TASK PROMPT:
Reproduce each line of the material exactly, minus any picture.

┌─ DATA EXCERPT

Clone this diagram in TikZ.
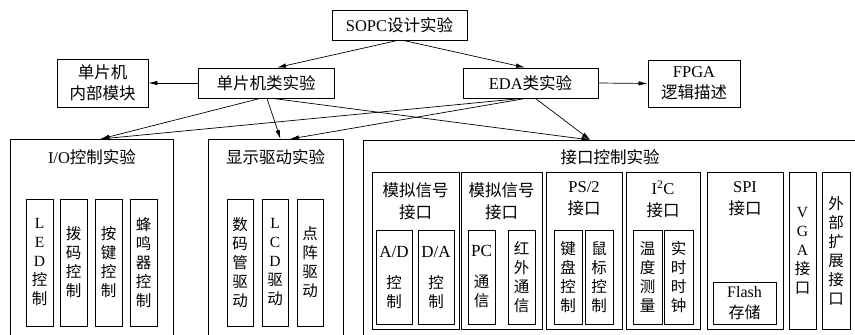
\documentclass[tikz,border=0pt]{standalone}
\usepackage{fontspec}
\setmainfont{Liberation Serif}
\newfontfamily\cjk{Noto Sans CJK SC}
\newcommand\zh[1]{{\cjk #1}}
\newcommand\lat[1]{{\fontsize{17}{18.5}\selectfont #1}}
\usetikzlibrary{arrows.meta,calc}
\tikzset{
  box/.style={draw, line width=0.9pt, inner sep=0pt, align=center},
  head/.style={font=\fontsize{16.5}{21}\selectfont},
  sub/.style={font=\fontsize{15.5}{19}\selectfont},
  arr/.style={line width=0.7pt, -{Latex[length=9pt,width=4.5pt]}},
  ttl/.style={inner sep=0pt, align=center, font=\fontsize{16.5}{22}\selectfont},
}
\begin{document}
\begin{tikzpicture}[x=1pt,y=-1pt]
\useasboundingbox (0,0) rectangle (855,335);
\clip (0,0) rectangle (855,335);
% top row
\node[box, head, minimum width=135, minimum height=30] (sopc) at (399.5,25) {SOPC\zh{设计实验}};
\node[box, head, minimum width=136, minimum height=30] (mcu) at (266,83) {\zh{单片机类实验}};
\node[box, head, minimum width=91, minimum height=48] (mcuin) at (102.5,83) {\zh{单片机}\\\zh{内部模块}};
\node[box, head, minimum width=135, minimum height=30] (eda) at (530.5,83) {EDA\zh{类实验}};
\node[box, head, minimum width=92, minimum height=47] (fpga) at (694,83.5) {FPGA\\\zh{逻辑描述}};
% big boxes
\node[box, anchor=north west, minimum width=163, minimum height=210] (io) at (10,139) {};
\node[box, anchor=north west, minimum width=135, minimum height=210] (disp) at (208,139) {};
\node[box, anchor=north west, minimum width=500, minimum height=210] (intf) at (363,140) {};
\node[ttl] (iot) at (92,157) {I/O\zh{控制实验}};
\node[ttl] (dispt) at (275.5,157) {\zh{显示驱动实验}};
\node[ttl] (intft) at (610,157) {\zh{接口控制实验}};
% IO inner
\node[box, sub, minimum width=27, minimum height=127] (led) at (39.5,262.5) {L\\E\\D\\\zh{控}\\\zh{制}};
\node[box, sub, minimum width=27, minimum height=127] (bm) at (73.5,262.5) {\zh{拨}\\\zh{码}\\\zh{控}\\\zh{制}};
\node[box, sub, minimum width=27, minimum height=127] (aj) at (108.5,262.5) {\zh{按}\\\zh{键}\\\zh{控}\\\zh{制}};
\node[box, sub, minimum width=27, minimum height=127] (fmq) at (143.5,262.5) {\zh{蜂}\\\zh{鸣}\\\zh{器}\\\zh{控}\\\zh{制}};
% display inner
\node[box, sub, minimum width=26, minimum height=127] (smg) at (240,262.5) {\zh{数}\\\zh{码}\\\zh{管}\\\zh{驱}\\\zh{动}};
\node[box, sub, minimum width=26, minimum height=127] (lcd) at (275,262.5) {L\\C\\D\\\zh{驱}\\\zh{动}};
\node[box, sub, minimum width=26, minimum height=127] (dz) at (310,262.5) {\zh{点}\\\zh{阵}\\\zh{驱}\\\zh{动}};
% interface groups
\node[box, minimum width=87, minimum height=157] (g1) at (415.5,250.5) {};
\node[box, minimum width=81, minimum height=157] (g2) at (501.5,250.5) {};
\node[box, minimum width=76, minimum height=157] (g3) at (584,250.5) {};
\node[box, minimum width=74, minimum height=157] (g4) at (663,250.5) {};
\node[box, minimum width=76, minimum height=157] (g5) at (745,250.5) {};
\node[ttl] (g1t) at (415.5,201) {\zh{模拟信号}\\\zh{接口}};
\node[ttl] (g2t) at (501.5,201) {\zh{模拟信号}\\\zh{接口}};
\node[ttl] (g3t) at (584,199) {PS/2\\\zh{接口}};
\node[ttl] (g4t) at (663,199) {I\textsuperscript{2}C\\\zh{接口}};
\node[ttl] (g5t) at (745,199) {SPI\\\zh{接口}};
\node[box, sub, minimum width=27, minimum height=157] (vga) at (802.5,250.5) {V\\G\\A\\\zh{接}\\\zh{口}};
\node[box, sub, minimum width=28, minimum height=157] (ext) at (836,250.5) {\zh{外}\\\zh{部}\\\zh{扩}\\\zh{展}\\\zh{接}\\\zh{口}};
% interface inner
\node[box, sub, minimum width=36, minimum height=94] (ad) at (394,277) {\lat{A/D}\\[12pt]\zh{控}\\\zh{制}};
\node[box, sub, minimum width=36, minimum height=94] (da) at (436,277) {\lat{D/A}\\[12pt]\zh{控}\\\zh{制}};
\node[box, sub, minimum width=27, minimum height=94] (pc) at (481.5,277) {\lat{PC}\\[12pt]\zh{通}\\\zh{信}};
\node[box, sub, minimum width=27, minimum height=94] (hw) at (521.5,277) {\zh{红}\\\zh{外}\\\zh{通}\\\zh{信}};
\node[box, sub, minimum width=28, minimum height=94] (jp) at (568,277) {\zh{键}\\\zh{盘}\\\zh{控}\\\zh{制}};
\node[box, sub, minimum width=28, minimum height=94] (sb) at (599,277) {\zh{鼠}\\\zh{标}\\\zh{控}\\\zh{制}};
\node[box, sub, minimum width=29, minimum height=94] (wd) at (647.5,277) {\zh{温}\\\zh{度}\\\zh{测}\\\zh{量}};
\node[box, sub, minimum width=29, minimum height=94] (ss) at (678.5,277) {\zh{实}\\\zh{时}\\\zh{时}\\\zh{钟}};
\node[box, sub, minimum width=63, minimum height=42, font=\fontsize{16}{21}\selectfont] (fl) at (744.5,303) {Flash\\\zh{存储}};
% arrows
\draw[arr] ($(sopc.south)+(-2,0)$) -- ($(mcu.north)+(11,0)$);
\draw[arr] ($(sopc.south)+(4,0)$) -- ($(eda.north)+(-5.5,0)$);
\draw[arr] (mcu.west) -- (mcuin.east);
\draw[arr] (eda.east) -- (fpga.west);
\draw[arr] ($(mcu.south)+(-6,0)$) -- ($(io.north)+(8.5,0)$);
\draw[arr] ($(mcu.south)+(1,0)$) -- ($(disp.north)+(4.5,0)$);
\draw[arr] ($(mcu.south)+(7,0)$) -- ($(intf.north)+(-23,0)$);
\draw[arr] ($(eda.south)+(-9,0)$) -- ($(io.north)+(8.5,0)$);
\draw[arr] ($(eda.south)+(-5,0)$) -- ($(disp.north)+(14,0)$);
\draw[arr] ($(eda.south)+(5,0)$) -- ($(intf.north)+(-23,0)$);
\end{tikzpicture}
\end{document}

└─

EXERCISE OUTPUT:
Clone this diagram in TikZ.
\documentclass[tikz,border=0pt]{standalone}
\usepackage{fontspec}
\setmainfont{Liberation Serif}
\newfontfamily\cjk{Noto Sans CJK SC}
\newcommand\zh[1]{{\cjk #1}}
\newcommand\lat[1]{{\fontsize{17}{18.5}\selectfont #1}}
\usetikzlibrary{arrows.meta,calc}
\tikzset{
  box/.style={draw, line width=0.9pt, inner sep=0pt, align=center},
  head/.style={font=\fontsize{16.5}{21}\selectfont},
  sub/.style={font=\fontsize{15.5}{19}\selectfont},
  arr/.style={line width=0.7pt, -{Latex[length=9pt,width=4.5pt]}},
  ttl/.style={inner sep=0pt, align=center, font=\fontsize{16.5}{22}\selectfont},
}
\begin{document}
\begin{tikzpicture}[x=1pt,y=-1pt]
\useasboundingbox (0,0) rectangle (855,335);
\clip (0,0) rectangle (855,335);
% top row
\node[box, head, minimum width=135, minimum height=30] (sopc) at (399.5,25) {SOPC\zh{设计实验}};
\node[box, head, minimum width=136, minimum height=30] (mcu) at (266,83) {\zh{单片机类实验}};
\node[box, head, minimum width=91, minimum height=48] (mcuin) at (102.5,83) {\zh{单片机}\\\zh{内部模块}};
\node[box, head, minimum width=135, minimum height=30] (eda) at (530.5,83) {EDA\zh{类实验}};
\node[box, head, minimum width=92, minimum height=47] (fpga) at (694,83.5) {FPGA\\\zh{逻辑描述}};
% big boxes
\node[box, anchor=north west, minimum width=163, minimum height=210] (io) at (10,139) {};
\node[box, anchor=north west, minimum width=135, minimum height=210] (disp) at (208,139) {};
\node[box, anchor=north west, minimum width=500, minimum height=210] (intf) at (363,140) {};
\node[ttl] (iot) at (92,157) {I/O\zh{控制实验}};
\node[ttl] (dispt) at (275.5,157) {\zh{显示驱动实验}};
\node[ttl] (intft) at (610,157) {\zh{接口控制实验}};
% IO inner
\node[box, sub, minimum width=27, minimum height=127] (led) at (39.5,262.5) {L\\E\\D\\\zh{控}\\\zh{制}};
\node[box, sub, minimum width=27, minimum height=127] (bm) at (73.5,262.5) {\zh{拨}\\\zh{码}\\\zh{控}\\\zh{制}};
\node[box, sub, minimum width=27, minimum height=127] (aj) at (108.5,262.5) {\zh{按}\\\zh{键}\\\zh{控}\\\zh{制}};
\node[box, sub, minimum width=27, minimum height=127] (fmq) at (143.5,262.5) {\zh{蜂}\\\zh{鸣}\\\zh{器}\\\zh{控}\\\zh{制}};
% display inner
\node[box, sub, minimum width=26, minimum height=127] (smg) at (240,262.5) {\zh{数}\\\zh{码}\\\zh{管}\\\zh{驱}\\\zh{动}};
\node[box, sub, minimum width=26, minimum height=127] (lcd) at (275,262.5) {L\\C\\D\\\zh{驱}\\\zh{动}};
\node[box, sub, minimum width=26, minimum height=127] (dz) at (310,262.5) {\zh{点}\\\zh{阵}\\\zh{驱}\\\zh{动}};
% interface groups
\node[box, minimum width=87, minimum height=157] (g1) at (415.5,250.5) {};
\node[box, minimum width=81, minimum height=157] (g2) at (501.5,250.5) {};
\node[box, minimum width=76, minimum height=157] (g3) at (584,250.5) {};
\node[box, minimum width=74, minimum height=157] (g4) at (663,250.5) {};
\node[box, minimum width=76, minimum height=157] (g5) at (745,250.5) {};
\node[ttl] (g1t) at (415.5,201) {\zh{模拟信号}\\\zh{接口}};
\node[ttl] (g2t) at (501.5,201) {\zh{模拟信号}\\\zh{接口}};
\node[ttl] (g3t) at (584,199) {PS/2\\\zh{接口}};
\node[ttl] (g4t) at (663,199) {I\textsuperscript{2}C\\\zh{接口}};
\node[ttl] (g5t) at (745,199) {SPI\\\zh{接口}};
\node[box, sub, minimum width=27, minimum height=157] (vga) at (802.5,250.5) {V\\G\\A\\\zh{接}\\\zh{口}};
\node[box, sub, minimum width=28, minimum height=157] (ext) at (836,250.5) {\zh{外}\\\zh{部}\\\zh{扩}\\\zh{展}\\\zh{接}\\\zh{口}};
% interface inner
\node[box, sub, minimum width=36, minimum height=94] (ad) at (394,277) {\lat{A/D}\\[12pt]\zh{控}\\\zh{制}};
\node[box, sub, minimum width=36, minimum height=94] (da) at (436,277) {\lat{D/A}\\[12pt]\zh{控}\\\zh{制}};
\node[box, sub, minimum width=27, minimum height=94] (pc) at (481.5,277) {\lat{PC}\\[12pt]\zh{通}\\\zh{信}};
\node[box, sub, minimum width=27, minimum height=94] (hw) at (521.5,277) {\zh{红}\\\zh{外}\\\zh{通}\\\zh{信}};
\node[box, sub, minimum width=28, minimum height=94] (jp) at (568,277) {\zh{键}\\\zh{盘}\\\zh{控}\\\zh{制}};
\node[box, sub, minimum width=28, minimum height=94] (sb) at (599,277) {\zh{鼠}\\\zh{标}\\\zh{控}\\\zh{制}};
\node[box, sub, minimum width=29, minimum height=94] (wd) at (647.5,277) {\zh{温}\\\zh{度}\\\zh{测}\\\zh{量}};
\node[box, sub, minimum width=29, minimum height=94] (ss) at (678.5,277) {\zh{实}\\\zh{时}\\\zh{时}\\\zh{钟}};
\node[box, sub, minimum width=63, minimum height=42, font=\fontsize{16}{21}\selectfont] (fl) at (744.5,303) {Flash\\\zh{存储}};
% arrows
\draw[arr] ($(sopc.south)+(-2,0)$) -- ($(mcu.north)+(11,0)$);
\draw[arr] ($(sopc.south)+(4,0)$) -- ($(eda.north)+(-5.5,0)$);
\draw[arr] (mcu.west) -- (mcuin.east);
\draw[arr] (eda.east) -- (fpga.west);
\draw[arr] ($(mcu.south)+(-6,0)$) -- ($(io.north)+(8.5,0)$);
\draw[arr] ($(mcu.south)+(1,0)$) -- ($(disp.north)+(4.5,0)$);
\draw[arr] ($(mcu.south)+(7,0)$) -- ($(intf.north)+(-23,0)$);
\draw[arr] ($(eda.south)+(-9,0)$) -- ($(io.north)+(8.5,0)$);
\draw[arr] ($(eda.south)+(-5,0)$) -- ($(disp.north)+(14,0)$);
\draw[arr] ($(eda.south)+(5,0)$) -- ($(intf.north)+(-23,0)$);
\end{tikzpicture}
\end{document}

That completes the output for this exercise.